Navigating social media use in students
Social media usage and increased screen time can have a detrimental effect on students’ concentration and ability to pursue off-screen hobbies. Here are some ways to encourage students to put their phones down

As a secondary school counsellor in today’s world, the most significant recurring issue I deal with is the erosion of student attention spans caused by social media and other digital distractions.
Not only does it impact academic performance, but it also erodes students’ ability to pursue authentic and fulfilling hobbies, passions and interpersonal connections. New counsellors entering the profession need to grasp how online life competes with real life if they are to help students make healthier and more balanced decisions.
Observations from the field
I talk to students thrice a week in daily mentoring sessions and often hear about screen time. What I am observing is shocking but common: students are unable to sleep because of night-time scrolling, they are anxious from social media comparison, and they cannot sit still with their thoughts or pursue a single task.
This reflects what experts such as Jonathan Haidt outline in The Anxious Generation.
I increasingly struggle to engage with students whose central relations are virtual. Focus is scattered, communication is superficial, and students struggle to define and commit to personal interests outside the screen. In reply, I have developed several approaches that are simple to incorporate into practice:
Offline SMART goals and journaling: I introduce students to SMART (Specific, Measurable, Achievable, Relevant, Time-bound) goals and have them journal by hand, look inward at their values, and own their routines. This rewires their sense of progress toward long-term, screenless objectives.
Connecting tech to creativity: I do not attempt to eliminate tech from their lives. Instead, I redirect it: coding, music editing, and making videos are active ways to connect to tech and avoid passivity. Students are less apt to unplug from social media if they use tech to make something personal and valuable.
Understanding the relationship between sleep and academic performance: I consciously try to demonstrate how sleep and late-night cell phone usage are linked to academic decline. Students are usually unaware of how lack of sleep from excessive screen time affects their ability to focus.
Realising the larger picture: The future of education is changing with AI, hybrid learning, and employer demands. Perhaps the way to addressing this challenge is the emphasis on mental well-being and wellness as a core issue of schools preparing for the future. Social media is a prime source of teenage angst and we must rethink digital literacies as more than a technical ability but a matter of wellness.
There should also be a renewed emphasis on creative and analytical thought as essential future competencies. Unfortunately, as any counsellor will tell you, overly stimulated, distractible students have difficulty cultivating such skills. Restoring students to a sense of deep and creative thought is a counselling objective but also a work-of-the-future necessity.

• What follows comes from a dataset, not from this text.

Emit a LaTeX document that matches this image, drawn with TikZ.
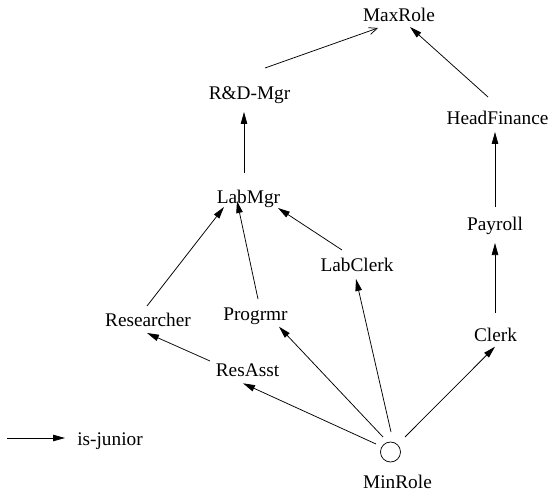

Collaborating with school leadership
While principals and other leaders usually concentrate on macro concerns such as exams or discipline, I try to talk regularly about the daily impact of life online on students.
Leadership has to hear specifics: a kid who lies awake at night because of TikTok, a student who gave up painting because scrolling took its place. These are not stories; they are patterns.
You can inspire your leadership to support student wellness programmes focused on screen time, sleep hygiene, and appreciating hobbies and offline clubs. Counsellors promote change by fostering a shared vocabulary around these priorities.
As a counsellor, one of the most potent things you can do is model presence. Engage with students in person, sans screen. Ask them what they are passionate about. Challenge them to create something offline.
Suggest Cal Newport’s book on Digital Minimalism, or introduce journaling with a simple prompt: “If your phone were to vanish for a day, what would you do with your time?”
In the era of endless scrolling, being the grown-up who exemplifies attention, curiosity, and reflection is not a luxury; it is a necessity. Let’s bring the students back to themselves, a small moment of attention at a time.